* _Instructions for the task_:
Every line of the listing must be reproduced as it stands. Leave the images behind.

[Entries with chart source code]
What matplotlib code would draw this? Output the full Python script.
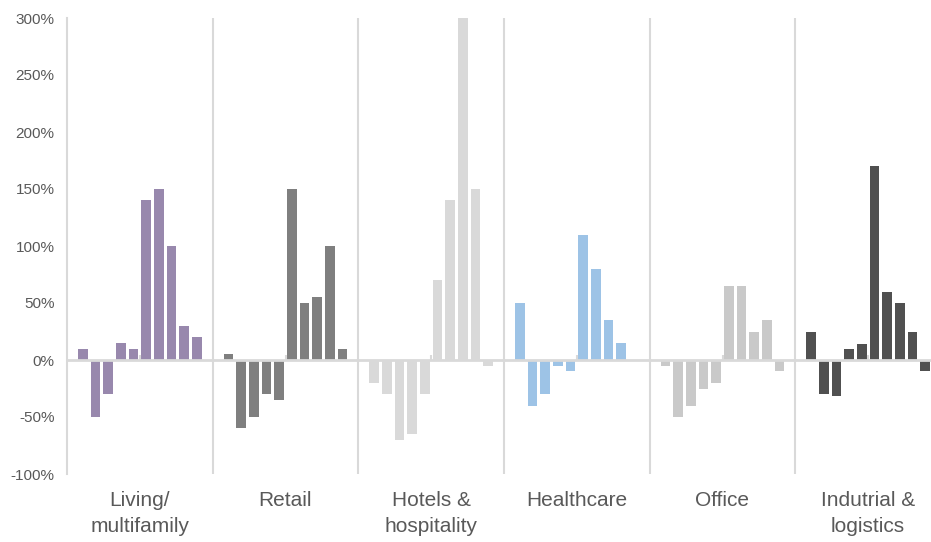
import matplotlib.pyplot as plt
import matplotlib.transforms as mtransforms
import numpy as np

plt.rcParams['font.family'] = ['Liberation Sans', 'DejaVu Sans']

categories = ['Living/\nmultifamily', 'Retail', 'Hotels &\nhospitality',
              'Healthcare', 'Office', 'Indutrial &\nlogistics']

living = [10, -50, -30, 15, 10, 140, 150, 100, 30, 20]
retail = [5, -60, -50, -30, -35, 150, 50, 55, 100, 10]
hotels = [-20, -30, -70, -65, -30, 70, 140, 300, 150, -5]
healthcare = [50, -40, -30, -5, -10, 110, 80, 35, 15, 0]
office = [-5, -50, -40, -25, -20, 65, 65, 25, 35, -10]
industrial = [25, -30, -32, 10, 14, 170, 60, 50, 25, -10]

series = [living, retail, hotels, healthcare, office, industrial]
colors = ['#9888AD', '#7F7F7F', '#D9D9D9', '#9DC3E6', '#C9C9C9', '#505050']

yticks = [-100, -50, 0, 50, 100, 150, 200, 250, 300]

grp_w = 11.5
offset = 1.25
bar_w = 0.78
grid_col = '#D9D9D9'
txt_col = '#595959'

fig = plt.figure(figsize=(9.31, 5.42), dpi=100)
ax = fig.add_axes([67/931, 68/542, 874/931, 456/542])

for g, vals in enumerate(series):
    x = g*grp_w + offset + np.arange(len(vals))
    ax.bar(x, vals, width=bar_w, color=colors[g], zorder=2)

# separators between groups
for g in range(1, len(series)):
    ax.axvline(g*grp_w, color=grid_col, lw=1.5, zorder=1)

# zero line and little center ticks
ax.axhline(0, color=grid_col, lw=2, zorder=3)
centers = np.arange(len(series))*grp_w + grp_w/2
ax.vlines(centers, 0, 4.5, color=grid_col, lw=1.5, zorder=3)

ax.set_xlim(0, len(series)*grp_w)
ax.set_ylim(-100, 300)
ax.set_yticks(yticks)
ax.set_yticklabels(['%d%%' % v for v in yticks])
ax.tick_params(axis='y', length=0, pad=9, labelsize=11, labelcolor=txt_col)
ax.set_xticks([])

for s in ['top', 'right', 'bottom']:
    ax.spines[s].set_visible(False)
ax.spines['left'].set_color(grid_col)
ax.spines['left'].set_linewidth(1.5)

trans = mtransforms.blended_transform_factory(ax.transData, ax.transAxes)
for c, lab in zip(centers, categories):
    ax.text(c, -0.038, lab, transform=trans, ha='center', va='top',
            fontsize=15, color=txt_col, linespacing=1.45)

plt.savefig('out.png', dpi=100)
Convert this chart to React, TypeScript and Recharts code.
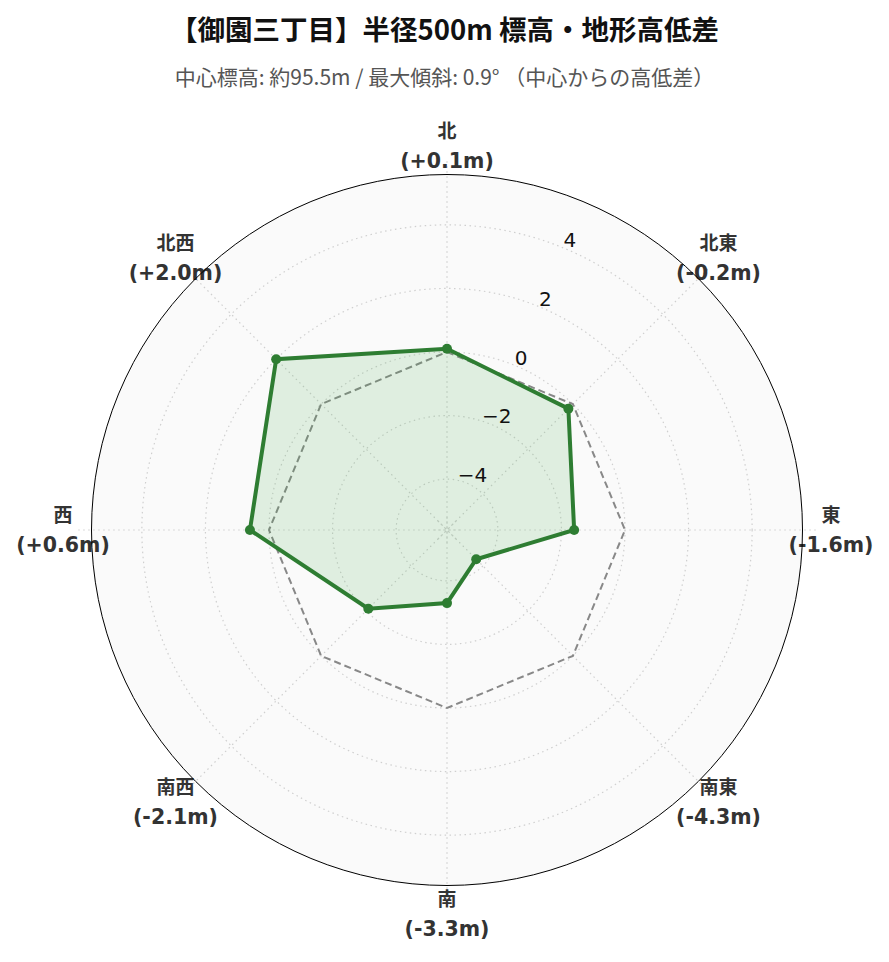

* _Complete output_:
What matplotlib code would draw this? Output the full Python script.
import matplotlib.pyplot as plt
import matplotlib.transforms as mtransforms
import numpy as np

plt.rcParams['font.family'] = ['Liberation Sans', 'DejaVu Sans']

categories = ['Living/\nmultifamily', 'Retail', 'Hotels &\nhospitality',
              'Healthcare', 'Office', 'Indutrial &\nlogistics']

living = [10, -50, -30, 15, 10, 140, 150, 100, 30, 20]
retail = [5, -60, -50, -30, -35, 150, 50, 55, 100, 10]
hotels = [-20, -30, -70, -65, -30, 70, 140, 300, 150, -5]
healthcare = [50, -40, -30, -5, -10, 110, 80, 35, 15, 0]
office = [-5, -50, -40, -25, -20, 65, 65, 25, 35, -10]
industrial = [25, -30, -32, 10, 14, 170, 60, 50, 25, -10]

series = [living, retail, hotels, healthcare, office, industrial]
colors = ['#9888AD', '#7F7F7F', '#D9D9D9', '#9DC3E6', '#C9C9C9', '#505050']

yticks = [-100, -50, 0, 50, 100, 150, 200, 250, 300]

grp_w = 11.5
offset = 1.25
bar_w = 0.78
grid_col = '#D9D9D9'
txt_col = '#595959'

fig = plt.figure(figsize=(9.31, 5.42), dpi=100)
ax = fig.add_axes([67/931, 68/542, 874/931, 456/542])

for g, vals in enumerate(series):
    x = g*grp_w + offset + np.arange(len(vals))
    ax.bar(x, vals, width=bar_w, color=colors[g], zorder=2)

# separators between groups
for g in range(1, len(series)):
    ax.axvline(g*grp_w, color=grid_col, lw=1.5, zorder=1)

# zero line and little center ticks
ax.axhline(0, color=grid_col, lw=2, zorder=3)
centers = np.arange(len(series))*grp_w + grp_w/2
ax.vlines(centers, 0, 4.5, color=grid_col, lw=1.5, zorder=3)

ax.set_xlim(0, len(series)*grp_w)
ax.set_ylim(-100, 300)
ax.set_yticks(yticks)
ax.set_yticklabels(['%d%%' % v for v in yticks])
ax.tick_params(axis='y', length=0, pad=9, labelsize=11, labelcolor=txt_col)
ax.set_xticks([])

for s in ['top', 'right', 'bottom']:
    ax.spines[s].set_visible(False)
ax.spines['left'].set_color(grid_col)
ax.spines['left'].set_linewidth(1.5)

trans = mtransforms.blended_transform_factory(ax.transData, ax.transAxes)
for c, lab in zip(centers, categories):
    ax.text(c, -0.038, lab, transform=trans, ha='center', va='top',
            fontsize=15, color=txt_col, linespacing=1.45)

plt.savefig('out.png', dpi=100)
Convert this chart to React, TypeScript and Recharts code.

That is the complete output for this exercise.